What about legitimate callers?

We can’t falsely label good calls. We survey both consumers and enterprises, and 40% of our businesses really prefer the voice call for customer care, closing sales, and scheduling appointments. And the other side of our business is more around identity. Hiya Protect was oriented towards our carriers, protecting our consumers from spam. And Hiya Connect is business oriented, helping enterprises work within this situation, by branding their names on calls.

If a number is legitimately being used and then we see an anomaly, it may be because that call is not actually being made by the owner of the number but is instead by an impersonator that is spoofing the number—we can detect that it looks different from the normal usage.
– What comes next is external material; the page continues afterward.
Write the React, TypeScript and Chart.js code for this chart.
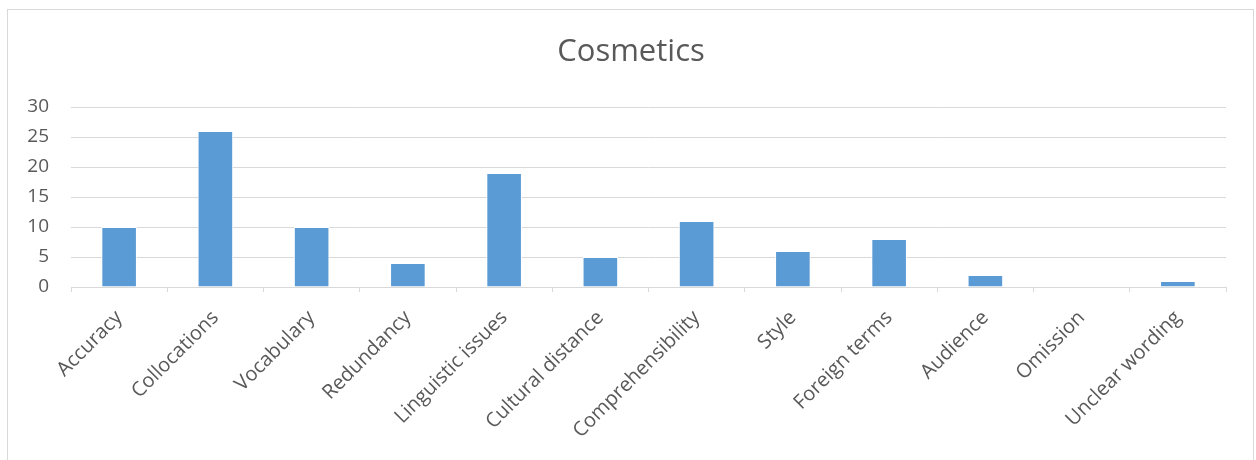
import React, { useEffect, useRef } from 'react';
import { Chart, registerables } from 'chart.js';

Chart.register(...registerables);

const title = 'Cosmetics';
const categories = [
  'Accuracy',
  'Collocations',
  'Vocabulary',
  'Redundancy',
  'Linguistic issues',
  'Cultural distance',
  'Comprehensibility',
  'Style',
  'Foreign terms',
  'Audience',
  'Omission',
  'Unclear wording',
];
const values = [10, 26, 10, 4, 19, 5, 11, 6, 8, 2, 0, 1];
const yMin = 0;
const yMax = 30;
const yStep = 5;

const FONT = '"Open Sans", "DejaVu Sans", sans-serif';
const TEXT = '#595959';
const GRID = '#d9d9d9';

const framePlugin = {
  id: 'frame',
  beforeDraw(chart: any) {
    const ctx = chart.ctx;
    ctx.save();
    ctx.fillStyle = '#ffffff';
    ctx.fillRect(0, 0, chart.width, chart.height);
    ctx.strokeStyle = GRID;
    ctx.lineWidth = 1;
    ctx.strokeRect(7.5, 9.5, 1246, 470);
    ctx.fillStyle = TEXT;
    ctx.font = `31px ${FONT}`;
    ctx.textAlign = 'center';
    ctx.textBaseline = 'middle';
    ctx.fillText(title, 631, 52);
    ctx.restore();
  },
};

export default function App() {
  const ref = useRef<HTMLCanvasElement | null>(null);

  useEffect(() => {
    if (!ref.current) return;
    const chart = new Chart(ref.current, {
      type: 'bar',
      data: {
        labels: categories,
        datasets: [
          {
            data: values,
            backgroundColor: '#5b9bd5',
            borderColor: '#ffffff',
            borderWidth: 1,
            barPercentage: 0.37,
            categoryPercentage: 1,
          },
        ],
      },
      options: {
        responsive: false,
        animation: false,
        layout: { padding: { left: 0, right: 30, top: 107, bottom: 0 } },
        plugins: {
          legend: { display: false },
          tooltip: { enabled: false },
          title: { display: false },
        },
        scales: {
          x: {
            afterFit(scale: any) {
              scale.height = 173;
            },
            grid: {
              display: true,
              drawOnChartArea: false,
              drawTicks: true,
              tickLength: 5,
              color: GRID,
              offset: true,
            },
            border: { display: true, color: GRID, width: 1 },
            ticks: {
              color: TEXT,
              font: { family: FONT, size: 20 },
              maxRotation: 45,
              minRotation: 45,
              autoSkip: false,
              padding: 14,
            },
          },
          y: {
            min: yMin,
            max: yMax,
            afterFit(scale: any) {
              scale.width = 71;
            },
            grid: { color: GRID, drawTicks: false, lineWidth: 1 },
            border: { display: false },
            ticks: {
              stepSize: yStep,
              color: TEXT,
              font: { family: FONT, size: 19 },
              padding: 22,
            },
          },
        },
      },
      plugins: [framePlugin],
    });
    return () => chart.destroy();
  }, []);

  return (
    <div style={{ position: 'fixed', left: 0, top: 0, width: 1256, height: 460, background: '#fff' }}>
      <canvas ref={ref} width={1256} height={460} style={{ display: 'block', width: 1256, height: 460 }} />
    </div>
  );
}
And the scammers may change their tactics over the course of the day to be generating their calls from this platform. Typical machine learning systems have data scientists that are looking at historical data and training machine learning models, putting them into production, and then using those to determine whether a given call is spam. There is a lot of drift away from what’s actually happening right in real time. So adaptive AI is real-time learning that helps us keep up on an hourly basis with the tactics that we’re seeing.

Are scammers also using AI?

I can only speculate there, but from the level of sophistication we see, I would say that they are. I’m not sure if it’s necessary for them to make a huge investment in that yet, because of some of the weaknesses in the telecom system. I think they’re still able to be successful without going that far. But since it is a huge business—there are estimates around the loss of dollars: 10 to 20 billion in the US, 3 billion globally. Those are big numbers. And we expect that scammers will continue to invest and become more sophisticated.